Monday, April 2, 2007

The Assault

So this was an interesting week. I am such an idiot for contacting pp. He came over and was drunk. I didn't know he was drinking that much. He also smokes. That's besides the point.
Anyways, he tied me up (with my permission) but then he started hurting me and I asked him to stop many times, and he wouldn't. I finally got free after many minutes of struggling and bruising. I then got dressed, ran to the kitchen and got a knife, whereby I started slashing him. Then I splashed some Clorox after he wouldn't leave. Then I called the police and finally got some cops to come by 2 hours or so later. They arrested him shortly thereafter.

I called his stepdad - I wanted his dad's #, but he called his mom and then she called me. We spoke on the phone for 40 minutes.


Apparently, she knows he has a drinking problem. Didn't know about the std or me. I told her about his DUI and the assault. She didn't want to call him because her mom had a heart attack and she couldn't be with him. She is trying to contact his dad to be with him.

I feel bad cuz she sounded really distraught. I called her the day after to let her know that he was released that night from jail. She called back and thanked me for letting her know. I didn't call her back. He knows that she knows and hopefully he'll call her to let her know he is alright.

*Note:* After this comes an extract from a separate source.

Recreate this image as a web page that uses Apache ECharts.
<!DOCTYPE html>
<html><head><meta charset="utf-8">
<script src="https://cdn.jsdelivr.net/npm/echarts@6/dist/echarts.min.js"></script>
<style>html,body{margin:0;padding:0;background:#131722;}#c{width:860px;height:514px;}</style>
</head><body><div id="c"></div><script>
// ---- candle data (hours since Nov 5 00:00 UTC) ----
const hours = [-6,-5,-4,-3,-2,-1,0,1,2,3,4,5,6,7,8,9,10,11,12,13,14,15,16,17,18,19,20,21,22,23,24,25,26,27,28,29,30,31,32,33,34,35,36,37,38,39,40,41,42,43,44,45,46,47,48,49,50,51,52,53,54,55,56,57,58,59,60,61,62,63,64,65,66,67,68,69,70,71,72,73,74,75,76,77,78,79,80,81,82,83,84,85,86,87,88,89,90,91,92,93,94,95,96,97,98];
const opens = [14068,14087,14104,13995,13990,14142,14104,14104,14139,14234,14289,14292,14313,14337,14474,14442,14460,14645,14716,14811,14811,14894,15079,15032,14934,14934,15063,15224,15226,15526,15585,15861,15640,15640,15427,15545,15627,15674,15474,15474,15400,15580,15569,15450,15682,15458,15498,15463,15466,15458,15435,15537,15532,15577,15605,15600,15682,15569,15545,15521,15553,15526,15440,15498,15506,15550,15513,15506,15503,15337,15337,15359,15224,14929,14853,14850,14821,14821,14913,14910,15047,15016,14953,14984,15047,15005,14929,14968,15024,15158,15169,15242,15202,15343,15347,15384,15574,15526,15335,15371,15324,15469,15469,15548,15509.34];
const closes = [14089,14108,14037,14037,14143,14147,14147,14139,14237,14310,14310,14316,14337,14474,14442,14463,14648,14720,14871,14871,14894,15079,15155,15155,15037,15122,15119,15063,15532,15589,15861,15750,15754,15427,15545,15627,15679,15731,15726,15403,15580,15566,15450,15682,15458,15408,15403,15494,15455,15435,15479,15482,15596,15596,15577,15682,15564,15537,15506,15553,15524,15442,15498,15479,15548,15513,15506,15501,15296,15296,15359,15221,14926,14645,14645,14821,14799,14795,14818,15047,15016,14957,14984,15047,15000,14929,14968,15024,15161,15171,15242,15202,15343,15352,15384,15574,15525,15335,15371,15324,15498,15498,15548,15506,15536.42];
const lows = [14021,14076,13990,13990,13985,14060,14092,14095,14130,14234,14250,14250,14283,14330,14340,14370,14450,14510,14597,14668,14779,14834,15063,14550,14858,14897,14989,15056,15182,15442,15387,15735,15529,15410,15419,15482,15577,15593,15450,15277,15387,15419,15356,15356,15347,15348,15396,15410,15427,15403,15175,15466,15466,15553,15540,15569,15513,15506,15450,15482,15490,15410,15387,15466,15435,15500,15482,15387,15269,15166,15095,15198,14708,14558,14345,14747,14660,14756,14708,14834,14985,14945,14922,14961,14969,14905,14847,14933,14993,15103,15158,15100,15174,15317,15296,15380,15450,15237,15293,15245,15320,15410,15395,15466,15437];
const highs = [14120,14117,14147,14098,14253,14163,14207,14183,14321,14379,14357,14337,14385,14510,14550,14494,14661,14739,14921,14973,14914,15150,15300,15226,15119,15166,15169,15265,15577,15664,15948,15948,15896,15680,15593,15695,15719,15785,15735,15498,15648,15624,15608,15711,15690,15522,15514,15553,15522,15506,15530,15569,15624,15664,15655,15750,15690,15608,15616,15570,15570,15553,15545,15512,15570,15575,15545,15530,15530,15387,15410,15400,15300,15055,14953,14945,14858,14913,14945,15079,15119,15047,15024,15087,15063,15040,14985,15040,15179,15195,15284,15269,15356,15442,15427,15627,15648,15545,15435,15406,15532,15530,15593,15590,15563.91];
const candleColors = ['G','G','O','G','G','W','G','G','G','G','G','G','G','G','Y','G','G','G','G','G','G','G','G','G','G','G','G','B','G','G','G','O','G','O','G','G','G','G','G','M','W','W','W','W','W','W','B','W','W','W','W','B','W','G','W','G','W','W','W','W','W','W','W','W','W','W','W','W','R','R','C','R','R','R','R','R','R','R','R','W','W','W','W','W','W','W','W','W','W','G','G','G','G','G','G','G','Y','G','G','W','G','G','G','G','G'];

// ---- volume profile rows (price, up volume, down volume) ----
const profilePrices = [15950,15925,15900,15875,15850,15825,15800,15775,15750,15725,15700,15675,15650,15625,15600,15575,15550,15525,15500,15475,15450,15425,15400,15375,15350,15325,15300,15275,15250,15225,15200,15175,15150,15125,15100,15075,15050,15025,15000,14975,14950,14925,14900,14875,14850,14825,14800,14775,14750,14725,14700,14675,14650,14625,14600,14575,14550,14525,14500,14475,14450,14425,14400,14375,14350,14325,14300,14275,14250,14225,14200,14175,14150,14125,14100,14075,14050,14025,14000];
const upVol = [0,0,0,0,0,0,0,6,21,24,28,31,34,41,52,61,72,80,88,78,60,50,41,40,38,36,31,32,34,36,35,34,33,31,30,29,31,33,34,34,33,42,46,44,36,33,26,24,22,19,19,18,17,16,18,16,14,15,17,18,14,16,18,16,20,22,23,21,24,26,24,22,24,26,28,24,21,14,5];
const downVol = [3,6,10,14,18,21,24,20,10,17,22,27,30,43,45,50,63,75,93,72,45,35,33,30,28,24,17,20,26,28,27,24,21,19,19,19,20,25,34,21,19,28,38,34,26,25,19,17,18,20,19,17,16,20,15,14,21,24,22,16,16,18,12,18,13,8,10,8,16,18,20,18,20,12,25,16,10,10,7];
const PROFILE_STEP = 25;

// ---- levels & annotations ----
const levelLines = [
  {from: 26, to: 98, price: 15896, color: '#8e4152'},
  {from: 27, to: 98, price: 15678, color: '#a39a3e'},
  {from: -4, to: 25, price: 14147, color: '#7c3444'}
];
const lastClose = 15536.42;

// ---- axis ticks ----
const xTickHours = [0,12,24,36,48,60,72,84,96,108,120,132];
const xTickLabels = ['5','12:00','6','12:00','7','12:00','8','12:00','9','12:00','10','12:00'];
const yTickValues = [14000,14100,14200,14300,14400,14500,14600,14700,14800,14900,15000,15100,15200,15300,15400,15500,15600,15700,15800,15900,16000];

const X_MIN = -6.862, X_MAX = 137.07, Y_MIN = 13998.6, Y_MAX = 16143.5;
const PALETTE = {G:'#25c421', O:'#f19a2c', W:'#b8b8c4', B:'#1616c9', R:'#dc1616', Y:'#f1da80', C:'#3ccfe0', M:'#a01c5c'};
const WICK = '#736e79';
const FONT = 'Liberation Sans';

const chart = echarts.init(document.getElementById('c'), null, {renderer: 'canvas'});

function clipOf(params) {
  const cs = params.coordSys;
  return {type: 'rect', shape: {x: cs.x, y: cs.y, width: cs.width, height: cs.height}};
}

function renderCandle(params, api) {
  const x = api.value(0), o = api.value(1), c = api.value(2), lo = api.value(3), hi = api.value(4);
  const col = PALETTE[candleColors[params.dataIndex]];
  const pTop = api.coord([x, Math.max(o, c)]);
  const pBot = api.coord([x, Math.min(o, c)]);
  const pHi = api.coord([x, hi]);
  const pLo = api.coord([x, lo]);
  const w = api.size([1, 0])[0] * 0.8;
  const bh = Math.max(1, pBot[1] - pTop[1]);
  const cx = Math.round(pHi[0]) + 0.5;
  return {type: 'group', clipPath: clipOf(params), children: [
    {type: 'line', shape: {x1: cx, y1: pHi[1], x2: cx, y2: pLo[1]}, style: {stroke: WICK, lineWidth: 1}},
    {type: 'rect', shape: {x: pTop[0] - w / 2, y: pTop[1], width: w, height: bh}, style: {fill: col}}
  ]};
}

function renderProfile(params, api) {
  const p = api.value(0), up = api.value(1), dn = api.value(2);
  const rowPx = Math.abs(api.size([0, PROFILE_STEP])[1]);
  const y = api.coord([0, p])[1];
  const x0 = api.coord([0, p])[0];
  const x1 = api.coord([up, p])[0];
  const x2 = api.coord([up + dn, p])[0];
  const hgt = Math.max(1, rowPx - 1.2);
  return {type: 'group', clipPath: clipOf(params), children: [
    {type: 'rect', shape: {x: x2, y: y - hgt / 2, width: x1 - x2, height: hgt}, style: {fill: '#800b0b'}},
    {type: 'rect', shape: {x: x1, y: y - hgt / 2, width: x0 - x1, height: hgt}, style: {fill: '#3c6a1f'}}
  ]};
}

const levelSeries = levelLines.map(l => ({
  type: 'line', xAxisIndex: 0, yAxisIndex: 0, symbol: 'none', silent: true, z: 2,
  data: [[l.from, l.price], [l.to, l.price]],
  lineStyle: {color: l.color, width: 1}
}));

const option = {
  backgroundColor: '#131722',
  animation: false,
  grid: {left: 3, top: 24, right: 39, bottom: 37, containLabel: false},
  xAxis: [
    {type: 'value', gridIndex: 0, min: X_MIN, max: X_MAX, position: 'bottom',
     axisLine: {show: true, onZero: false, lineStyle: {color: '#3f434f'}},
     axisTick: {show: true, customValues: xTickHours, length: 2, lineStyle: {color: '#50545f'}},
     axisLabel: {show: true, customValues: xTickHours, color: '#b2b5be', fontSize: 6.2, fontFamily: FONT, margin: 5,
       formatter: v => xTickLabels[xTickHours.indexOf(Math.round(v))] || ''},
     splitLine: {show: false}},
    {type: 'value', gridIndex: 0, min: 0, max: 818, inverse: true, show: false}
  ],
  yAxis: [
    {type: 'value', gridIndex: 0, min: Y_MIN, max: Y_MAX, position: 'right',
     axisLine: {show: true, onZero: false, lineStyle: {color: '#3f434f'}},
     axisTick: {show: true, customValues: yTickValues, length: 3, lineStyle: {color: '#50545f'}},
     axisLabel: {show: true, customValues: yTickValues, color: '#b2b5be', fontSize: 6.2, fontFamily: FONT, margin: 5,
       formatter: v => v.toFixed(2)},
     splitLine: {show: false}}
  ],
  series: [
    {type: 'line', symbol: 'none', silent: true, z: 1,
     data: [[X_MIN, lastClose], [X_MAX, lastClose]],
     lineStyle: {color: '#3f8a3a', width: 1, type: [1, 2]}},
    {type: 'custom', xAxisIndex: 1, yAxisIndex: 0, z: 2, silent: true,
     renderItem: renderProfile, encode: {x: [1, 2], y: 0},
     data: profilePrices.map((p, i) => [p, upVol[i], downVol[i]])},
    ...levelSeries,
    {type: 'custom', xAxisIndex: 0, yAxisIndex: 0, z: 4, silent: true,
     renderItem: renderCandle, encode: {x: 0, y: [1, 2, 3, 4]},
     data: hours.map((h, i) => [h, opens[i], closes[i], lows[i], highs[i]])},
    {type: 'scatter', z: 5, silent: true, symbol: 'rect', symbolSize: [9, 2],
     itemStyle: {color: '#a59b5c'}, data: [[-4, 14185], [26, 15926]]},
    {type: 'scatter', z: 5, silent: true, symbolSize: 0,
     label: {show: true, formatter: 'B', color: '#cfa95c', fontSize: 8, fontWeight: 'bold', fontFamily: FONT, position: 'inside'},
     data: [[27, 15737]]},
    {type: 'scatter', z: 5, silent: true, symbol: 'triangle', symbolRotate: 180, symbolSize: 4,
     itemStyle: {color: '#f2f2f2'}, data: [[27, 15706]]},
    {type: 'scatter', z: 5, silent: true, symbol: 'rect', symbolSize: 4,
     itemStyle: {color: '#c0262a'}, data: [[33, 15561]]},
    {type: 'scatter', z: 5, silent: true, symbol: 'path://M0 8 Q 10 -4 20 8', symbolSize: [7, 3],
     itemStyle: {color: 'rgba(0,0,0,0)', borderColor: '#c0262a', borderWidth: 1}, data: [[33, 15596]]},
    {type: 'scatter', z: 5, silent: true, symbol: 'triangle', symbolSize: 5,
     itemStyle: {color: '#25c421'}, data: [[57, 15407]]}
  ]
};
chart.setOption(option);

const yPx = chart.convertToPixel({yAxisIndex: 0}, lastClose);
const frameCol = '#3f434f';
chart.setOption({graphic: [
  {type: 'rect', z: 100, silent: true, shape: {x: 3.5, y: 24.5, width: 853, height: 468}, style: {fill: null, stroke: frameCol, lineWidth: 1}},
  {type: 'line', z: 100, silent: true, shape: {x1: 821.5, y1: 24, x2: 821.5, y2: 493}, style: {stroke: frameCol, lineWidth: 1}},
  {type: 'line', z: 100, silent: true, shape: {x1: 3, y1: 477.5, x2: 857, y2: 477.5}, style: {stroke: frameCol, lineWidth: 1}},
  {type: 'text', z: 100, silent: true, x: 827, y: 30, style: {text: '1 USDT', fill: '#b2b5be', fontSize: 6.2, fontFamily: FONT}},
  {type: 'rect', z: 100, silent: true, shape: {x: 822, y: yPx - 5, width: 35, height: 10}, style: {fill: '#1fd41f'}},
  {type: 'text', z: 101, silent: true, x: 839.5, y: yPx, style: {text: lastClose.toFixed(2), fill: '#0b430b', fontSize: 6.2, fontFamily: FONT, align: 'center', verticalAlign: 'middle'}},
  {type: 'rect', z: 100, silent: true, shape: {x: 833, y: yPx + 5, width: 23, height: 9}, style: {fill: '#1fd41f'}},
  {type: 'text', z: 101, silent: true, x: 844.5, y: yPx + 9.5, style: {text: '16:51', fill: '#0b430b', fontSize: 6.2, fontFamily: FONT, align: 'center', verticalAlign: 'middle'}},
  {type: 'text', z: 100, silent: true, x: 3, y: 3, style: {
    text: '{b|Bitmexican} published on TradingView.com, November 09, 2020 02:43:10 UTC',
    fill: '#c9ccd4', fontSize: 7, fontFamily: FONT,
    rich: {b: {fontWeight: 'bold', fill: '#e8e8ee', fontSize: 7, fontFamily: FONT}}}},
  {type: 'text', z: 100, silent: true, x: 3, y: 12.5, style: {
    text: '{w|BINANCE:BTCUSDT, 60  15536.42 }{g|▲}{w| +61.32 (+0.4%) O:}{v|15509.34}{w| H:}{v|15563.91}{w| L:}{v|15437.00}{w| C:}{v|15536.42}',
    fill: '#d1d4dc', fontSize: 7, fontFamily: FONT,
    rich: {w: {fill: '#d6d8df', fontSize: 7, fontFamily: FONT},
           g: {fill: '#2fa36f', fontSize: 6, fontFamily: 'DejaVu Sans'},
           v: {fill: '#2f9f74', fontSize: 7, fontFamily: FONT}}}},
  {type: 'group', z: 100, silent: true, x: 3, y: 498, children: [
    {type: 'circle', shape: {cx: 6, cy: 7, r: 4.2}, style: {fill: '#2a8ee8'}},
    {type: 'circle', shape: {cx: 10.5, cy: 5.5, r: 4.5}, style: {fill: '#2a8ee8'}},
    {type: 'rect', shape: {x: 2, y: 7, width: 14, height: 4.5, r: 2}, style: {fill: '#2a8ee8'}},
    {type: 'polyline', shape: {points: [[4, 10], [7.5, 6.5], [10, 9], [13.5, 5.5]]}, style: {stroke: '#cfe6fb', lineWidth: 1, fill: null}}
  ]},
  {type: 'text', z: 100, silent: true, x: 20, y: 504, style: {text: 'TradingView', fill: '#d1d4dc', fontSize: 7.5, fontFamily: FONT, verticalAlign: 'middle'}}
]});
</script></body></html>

I don't know why I did that, I think it's cuz I know that I can't help him anymore, he doesn't want my help and now it's illegal for him to contact me, and I guess me contacting him would be a bad idea. So I told his mom, his stepdad, in the hopes that they care enough about him to get him some much needed help.

No matter what happens, I just wanted to be his friend. And that's how I justify it to myself. I didn't want him to go to jail, I didn't want him to hurt me. I didn't want him to get an STD or give me an STD, twice. I just wanted him to be STD-free, and alcohol-independent.

I just am sad because I wasn't able to help him in the end. I hope this is a wake-up call for him to straighten himself out. I hope he gets something for the DUI, even though he'll most likely get off for the "assault". I was kinda annoyed but then I was relieved, I don't want to get called into testify against him. In the end, I don't think I would have. I was partly responsible for calling him over. But that doesn't justify what he did.